TASK PROMPT:
Set down the lines that begin at the top of the records and end with the line containing "import pandas as pd", and drop every picture.

PROVIDED ENTRIES:

_____

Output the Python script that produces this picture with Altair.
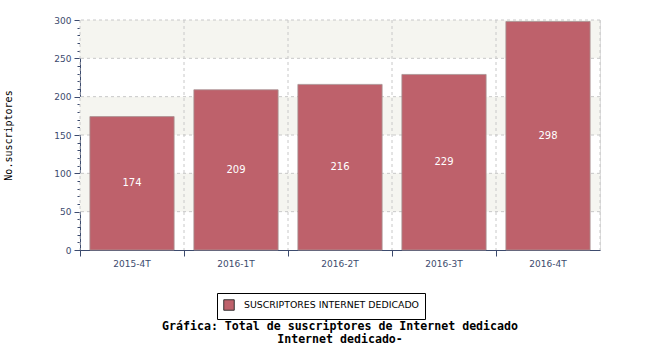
import altair as alt
import pandas as pd

periods = ["2015-4T", "2016-1T", "2016-2T", "2016-3T", "2016-4T"]
subs = [174, 209, 216, 229, 298]
series_name = "SUSCRIPTORES INTERNET DEDICADO"
band_lo = [50, 150, 250]
band_hi = [100, 200, 300]
grid_y = [50, 100, 150, 200, 250, 300]
minor_ticks = list(range(0, 301, 10))

BAR = "#be616b"
AXIS = "#3c4b6e"
GRID = "#c8c8c8"
SHADE = "#f5f5f0"

df = pd.DataFrame({"periodo": periods, "suscriptores": subs, "serie": [series_name] * len(periods)})
df["mid"] = df["suscriptores"] / 2
bands = pd.DataFrame({"lo": band_lo, "hi": band_hi})
hgrid = pd.DataFrame({"v": grid_y})
vgrid = pd.DataFrame({"periodo": periods})
edge = pd.DataFrame({"periodo": [periods[-1]]})

x_scale = alt.Scale(domain=periods, paddingInner=0, paddingOuter=0)
y_scale = alt.Scale(domain=[0, 300], nice=False)

x_axis = alt.Axis(
    bandPosition=0, labelAngle=0, labelFont="DejaVu Sans", labelFontSize=9,
    labelColor=AXIS, domainColor=AXIS, tickColor=AXIS, tickSize=6, labelPadding=3,
    grid=False, domainWidth=1, title=None,
)
y_axis = alt.Axis(
    values=minor_ticks,
    labelExpr="datum.value % 50 === 0 ? datum.label : ''",
    tickSize={"condition": {"test": "datum.value % 50 === 0", "value": 6}, "value": 3},
    labelFont="DejaVu Sans", labelFontSize=9, labelColor=AXIS, labelPadding=3,
    domainColor=AXIS, tickColor=AXIS, grid=False,
    title="No.suscriptores",
    titleFont="DejaVu Sans Mono", titleFontSize=10, titleFontWeight="normal",
    titleColor="#000000", titlePadding=40,
)

def X(field, **kw):
    return alt.X(field, type="nominal", scale=x_scale, axis=x_axis, title=None, **kw)

def Y(field):
    return alt.Y(field, type="quantitative", scale=y_scale, axis=y_axis, title="No.suscriptores")

shade = alt.Chart(bands).mark_rect(color=SHADE).encode(y=Y("lo"), y2="hi:Q")

hlines = alt.Chart(hgrid).mark_rule(color=GRID, strokeDash=[3, 3], strokeWidth=1).encode(y=Y("v"))

vlines = alt.Chart(vgrid).mark_rule(color=GRID, strokeDash=[3, 3], strokeWidth=1).encode(
    x=X("periodo", bandPosition=0)
)
vedge = alt.Chart(edge).mark_rule(color=GRID, strokeDash=[3, 3], strokeWidth=1).encode(
    x=X("periodo", bandPosition=1)
)

bars = alt.Chart(df).mark_bar(
    width=alt.RelativeBandSize(0.81), stroke="#a89494", strokeWidth=1, strokeOpacity=0.8
).encode(
    x=X("periodo"),
    y=Y("suscriptores"),
    color=alt.Color(
        "serie:N", scale=alt.Scale(domain=[series_name], range=[BAR]),
        legend=alt.Legend(
            title=None, orient="none", legendX=137, legendY=273, direction="horizontal",
            fillColor="#ffffff", strokeColor="#000000", padding=6, labelLimit=400,
            symbolType="square", symbolSize=110, symbolStrokeColor="#333333", symbolStrokeWidth=1,
            labelFont="DejaVu Sans", labelFontSize=9.4, labelColor="#000000", labelOffset=9,
        ),
    ),
)

labels = alt.Chart(df).mark_text(color="white", font="DejaVu Sans", fontSize=10).encode(
    x=X("periodo"),
    y=Y("mid"),
    text="suscriptores:Q",
)

chart = alt.layer(shade, hlines, vlines, vedge, bars, labels).properties(
    width=520, height=230,
    padding={"left": 80, "top": 20, "right": 50, "bottom": 100},
    autosize=alt.AutoSizeParams(type="none"),
    title=alt.TitleParams(
        text=["Gráfica: Total de suscriptores de Internet dedicado", "Internet dedicado-"],
        orient="bottom", anchor="middle", font="DejaVu Sans Mono", fontSize=11.6,
        fontWeight="bold", color="#000000", offset=1, lineHeight=13,
    ),
).configure_view(stroke=None).configure(background="white")

chart.save("out.html", embed_options={"renderer": "svg", "actions": False})
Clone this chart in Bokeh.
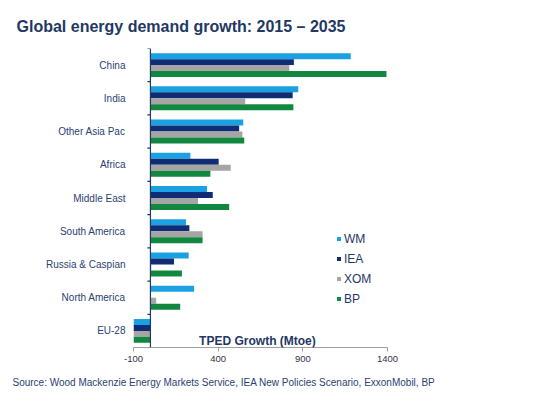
from bokeh.plotting import figure
from bokeh.models import ColumnDataSource, FactorRange, Range1d, Span, Label, Legend, FixedTicker, Title
from bokeh.transform import dodge
from bokeh.embed import file_html
from bokeh.resources import INLINE

categories = ["China", "India", "Other Asia Pac", "Africa", "Middle East",
              "South America", "Russia & Caspian", "North America", "EU-28"]
wm = [1183, 873, 548, 236, 334, 210, 226, 258, -100]
iea = [847, 840, 524, 403, 368, 230, 139, 0, -100]
xom = [820, 560, 543, 474, 281, 308, 5, 34, -100]
bp = [1394, 844, 554, 354, 465, 308, 186, 176, -100]
series_names = ["WM", "IEA", "XOM", "BP"]
x_ticks = [-100, 400, 900, 1400]
x_tick_labels = {-100: "-100", 400: "400", 900: "900", 1400: "1400"}

NAVY = "#1F3864"
colors = ["#1BA1E2", "#0E2D74", "#A5A5A5", "#12873F"]
offsets = [0.27, 0.09, -0.09, -0.27]

source = ColumnDataSource(dict(cat=categories, WM=wm, IEA=iea, XOM=xom, BP=bp))

p = figure(width=552, height=399, frame_width=254, frame_height=299,
           y_range=FactorRange(factors=list(reversed(categories))),
           x_range=Range1d(-100, 1400),
           output_backend="svg", toolbar_location=None,
           min_border_left=133, min_border_right=165,
           min_border_top=48, min_border_bottom=52)

p.title.text = "Global energy demand growth: 2015 \u2013 2035"
p.title.text_font = "Liberation Sans"
p.title.text_font_size = "16px"
p.title.text_font_style = "bold"
p.title.text_color = NAVY
p.title.offset = -117
p.title.standoff = 28

renderers = []
for name, col, off in zip(series_names, colors, offsets):
    r = p.hbar(y=dodge("cat", off, range=p.y_range), right=name, left=0,
               height=0.18, source=source, fill_color=col, line_color=None)
    renderers.append((name, [r]))

# y spine at zero with category boundary ticks
p.add_layout(Span(location=0, dimension="height", line_color=NAVY, line_width=1.2))
bounds = list(range(len(categories) + 1))
p.segment(x0=[-18] * len(bounds), x1=[0] * len(bounds), y0=bounds, y1=bounds,
          line_color=NAVY, line_width=1.2)

p.xgrid.visible = False
p.ygrid.visible = False
p.outline_line_color = None

p.yaxis.axis_line_color = None
p.yaxis.major_tick_line_color = None
p.yaxis.major_tick_out = 0
p.yaxis.major_tick_in = 0
p.yaxis.minor_tick_line_color = None
p.yaxis.major_label_text_font = "Liberation Sans"
p.yaxis.major_label_text_font_size = "10px"
p.yaxis.major_label_text_color = "#2A4272"
p.yaxis.major_label_standoff = 8

p.xaxis.ticker = FixedTicker(ticks=x_ticks)
p.xaxis.major_label_overrides = x_tick_labels
p.xaxis.axis_line_color = "#A0A0A0"
p.xaxis.major_tick_line_color = "#A0A0A0"
p.xaxis.major_tick_out = 4
p.xaxis.major_tick_in = 0
p.xaxis.minor_tick_line_color = None
p.xaxis.major_label_text_font = "Liberation Sans"
p.xaxis.major_label_text_font_size = "9.5px"
p.xaxis.major_label_text_color = "#333344"
p.xaxis.major_label_standoff = 4

p.add_layout(Label(x=632, y=0.2, text="TPED Growth (Mtoe)", text_font="Liberation Sans",
                   text_font_size="12px", text_font_style="bold", text_color=NAVY,
                   text_align="center", text_baseline="middle"))

src_title = Title(text="Source: Wood Mackenzie Energy Markets Service, IEA New Policies Scenario, ExxonMobil, BP",
                  align="left", offset=-121, standoff=20,
                  text_font="Liberation Sans", text_font_size="10px", text_font_style="normal",
                  text_color="#2A4272")
p.add_layout(src_title, "below")

legend = Legend(items=renderers, location=(203, 41), orientation="vertical",
                glyph_width=5, glyph_height=5, label_standoff=3, spacing=5,
                padding=0, margin=0, border_line_color=None, background_fill_alpha=0,
                label_text_font="Liberation Sans", label_text_font_size="12px",
                label_text_color=NAVY, label_height=15)
p.add_layout(legend)

open("out.html", "w").write(file_html(p, INLINE))
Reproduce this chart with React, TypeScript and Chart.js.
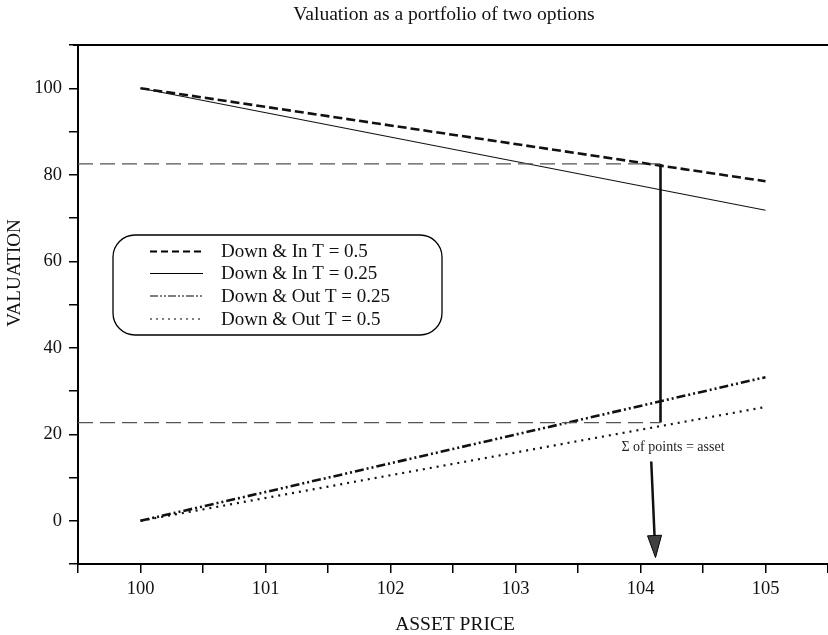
import React, { useEffect, useRef } from 'react';
import { Chart, registerables } from 'chart.js';

Chart.register(...registerables);

// ---- data ----
const assetPrices = [100, 105];
const downInHalf = [100, 78.5];
const downInQuarter = [100, 71.8];
const downOutQuarter = [0, 33.2];
const downOutHalf = [0, 26.3];

const seriesLabels = [
  'Down & In T = 0.5',
  'Down & In T = 0.25',
  'Down & Out T = 0.25',
  'Down & Out T = 0.5',
];

const guidePrices = [99.5, 104.16];
const upperGuide = [82.5, 82.5];
const lowerGuide = [22.7, 22.7];
const markPrices = [104.16, 104.16];
const markValues = [22.7, 82.5];

const arrowFrom = [104.086, 13.7];
const arrowTo = [104.12, -8.5];
const noteAt = [104.26, 16.9];
const noteText = 'Σ of points = asset';

const xRange = [99.5, 105.5];
const yRange = [-10, 110];
const xStep = 0.5;
const yStep = 10;

const titleText = 'Valuation as a portfolio of two options';
const xTitle = 'ASSET PRICE';
const yTitle = 'VALUATION';

const FONT = 'Liberation Serif, Times New Roman, serif';

const seriesStyles = [
  { width: 2.6, dash: [9, 4], legendWidth: 1.8, legendDash: [7, 4] },
  { width: 1.1, dash: [], legendWidth: 1.2, legendDash: [] },
  { width: 2.6, dash: [9, 3, 2, 3, 2, 3], legendWidth: 1.2, legendDash: [8, 2, 2, 2, 2, 2] },
  { width: 2.2, dash: [2, 5], legendWidth: 1.2, legendDash: [2, 4] },
];

const seriesValues = [downInHalf, downInQuarter, downOutQuarter, downOutHalf];

function pts(xs: number[], ys: number[]) {
  return xs.map((x, i) => ({ x, y: ys[i] }));
}

const overlayPlugin = {
  id: 'overlay',
  afterDraw(chart: any) {
    const ctx: CanvasRenderingContext2D = chart.ctx;
    const { chartArea } = chart;
    const xs = chart.scales.x;
    const ys = chart.scales.y;
    ctx.save();

    // top frame line
    ctx.strokeStyle = '#000';
    ctx.lineWidth = 2;
    ctx.setLineDash([]);
    ctx.beginPath();
    ctx.moveTo(chartArea.left - 5, chartArea.top);
    ctx.lineTo(chartArea.right, chartArea.top);
    ctx.stroke();

    // title
    ctx.fillStyle = '#111';
    ctx.textAlign = 'center';
    ctx.textBaseline = 'middle';
    ctx.font = `19.6px ${FONT}`;
    ctx.fillText(titleText, 444, 15);

    // axis titles
    ctx.font = `19.5px ${FONT}`;
    ctx.fillText(xTitle, 455, 625);
    ctx.save();
    ctx.translate(15, 273);
    ctx.rotate(-Math.PI / 2);
    ctx.font = `19px ${FONT}`;
    ctx.fillText(yTitle, 0, 0);
    ctx.restore();

    // legend
    const lx = 113, ly = 235, lw = 329, lh = 100, r = 22;
    ctx.beginPath();
    ctx.moveTo(lx + r, ly);
    ctx.lineTo(lx + lw - r, ly);
    ctx.arcTo(lx + lw, ly, lx + lw, ly + r, r);
    ctx.lineTo(lx + lw, ly + lh - r);
    ctx.arcTo(lx + lw, ly + lh, lx + lw - r, ly + lh, r);
    ctx.lineTo(lx + r, ly + lh);
    ctx.arcTo(lx, ly + lh, lx, ly + lh - r, r);
    ctx.lineTo(lx, ly + r);
    ctx.arcTo(lx, ly, lx + r, ly, r);
    ctx.closePath();
    ctx.fillStyle = '#fff';
    ctx.fill();
    ctx.strokeStyle = '#000';
    ctx.lineWidth = 1.3;
    ctx.stroke();

    const rows = [251.5, 273.5, 296, 319];
    ctx.font = `19px ${FONT}`;
    ctx.textAlign = 'left';
    ctx.textBaseline = 'middle';
    seriesLabels.forEach((lab, i) => {
      const st = seriesStyles[i];
      ctx.strokeStyle = '#000';
      ctx.lineWidth = st.legendWidth;
      ctx.setLineDash(st.legendDash);
      ctx.beginPath();
      ctx.moveTo(150, rows[i]);
      ctx.lineTo(203, rows[i]);
      ctx.stroke();
      ctx.setLineDash([]);
      ctx.fillStyle = '#111';
      ctx.fillText(lab, 221, rows[i] + 1);
    });

    // note text
    ctx.font = `14px ${FONT}`;
    ctx.textAlign = 'center';
    ctx.fillStyle = '#222';
    ctx.fillText(noteText, xs.getPixelForValue(noteAt[0]), ys.getPixelForValue(noteAt[1]));

    // arrow
    const x0 = xs.getPixelForValue(arrowFrom[0]);
    const y0 = ys.getPixelForValue(arrowFrom[1]);
    const x1 = xs.getPixelForValue(arrowTo[0]);
    const y1 = ys.getPixelForValue(arrowTo[1]);
    const ang = Math.atan2(y1 - y0, x1 - x0);
    const headLen = 22, headHalf = 7;
    const bx = x1 - headLen * Math.cos(ang);
    const by = y1 - headLen * Math.sin(ang);
    ctx.strokeStyle = '#111';
    ctx.lineWidth = 2.5;
    ctx.beginPath();
    ctx.moveTo(x0, y0);
    ctx.lineTo(bx, by);
    ctx.stroke();
    ctx.beginPath();
    ctx.moveTo(x1, y1);
    ctx.lineTo(bx + headHalf * Math.sin(ang), by - headHalf * Math.cos(ang));
    ctx.lineTo(bx - headHalf * Math.sin(ang), by + headHalf * Math.cos(ang));
    ctx.closePath();
    ctx.fillStyle = '#404040';
    ctx.fill();
    ctx.lineWidth = 1;
    ctx.strokeStyle = '#000';
    ctx.stroke();

    ctx.restore();
  },
};

export default function App() {
  const ref = useRef<HTMLCanvasElement>(null);

  useEffect(() => {
    if (!ref.current) return;
    const guideBase = {
      borderColor: '#555',
      borderWidth: 1.3,
      borderDash: [15, 7],
      pointRadius: 0,
      fill: false,
      tension: 0,
    };
    const datasets: any[] = [
      { ...guideBase, label: 'upper', data: pts(guidePrices, upperGuide) },
      { ...guideBase, label: 'lower', data: pts(guidePrices, lowerGuide) },
      {
        label: 'mark',
        data: pts(markPrices, markValues),
        borderColor: '#111',
        borderWidth: 2.6,
        pointRadius: 0,
        fill: false,
      },
      ...seriesValues.map((vals, i) => ({
        label: seriesLabels[i],
        data: pts(assetPrices, vals),
        borderColor: '#111',
        borderWidth: seriesStyles[i].width,
        borderDash: seriesStyles[i].dash,
        pointRadius: 0,
        fill: false,
        tension: 0,
      })),
    ];

    const chart = new Chart(ref.current, {
      type: 'line',
      data: { datasets },
      plugins: [overlayPlugin],
      options: {
        animation: false,
        responsive: false,
        devicePixelRatio: 1,
        layout: { padding: { top: 45, left: 0, right: 0, bottom: 0 } },
        plugins: {
          legend: { display: false },
          title: { display: false },
          tooltip: { enabled: false },
        },
        scales: {
          x: {
            type: 'linear',
            min: xRange[0],
            max: xRange[1],
            afterFit: (s: any) => {
              s.height = 71;
              s.paddingLeft = 0;
              s.paddingRight = 0;
            },
            ticks: {
              stepSize: xStep,
              autoSkip: false,
              maxRotation: 0,
              padding: 5,
              color: '#111',
              font: { family: FONT, size: 18.5 },
              callback: (v: any) => (Math.abs(v - Math.round(v)) < 1e-9 ? String(Math.round(v)) : ''),
            },
            grid: {
              drawOnChartArea: false,
              drawTicks: true,
              tickLength: 9,
              color: '#000',
              lineWidth: 1.5,
            },
            border: { display: true, color: '#000', width: 2 },
          },
          y: {
            type: 'linear',
            min: yRange[0],
            max: yRange[1],
            afterFit: (s: any) => {
              s.width = 78;
              s.paddingTop = 0;
              s.paddingBottom = 0;
            },
            ticks: {
              stepSize: yStep,
              autoSkip: false,
              padding: 7,
              color: '#111',
              font: { family: FONT, size: 18.5 },
              callback: (v: any) => (v % 20 === 0 && v >= 0 && v <= 100 ? String(v) : ''),
            },
            grid: {
              drawOnChartArea: false,
              drawTicks: true,
              tickLength: 9,
              color: '#000',
              lineWidth: 1.5,
            },
            border: { display: true, color: '#000', width: 2 },
          },
        },
      } as any,
    });
    return () => chart.destroy();
  }, []);

  return (
    <div style={{ position: 'absolute', left: 0, top: 0, width: 828, height: 635, background: '#fff' }}>
      <canvas ref={ref} width={828} height={635} style={{ display: 'block' }} />
    </div>
  );
}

_____

RESPONSE TO THIS EXERCISE:
Output the Python script that produces this picture with Altair.
import altair as alt
import pandas as pd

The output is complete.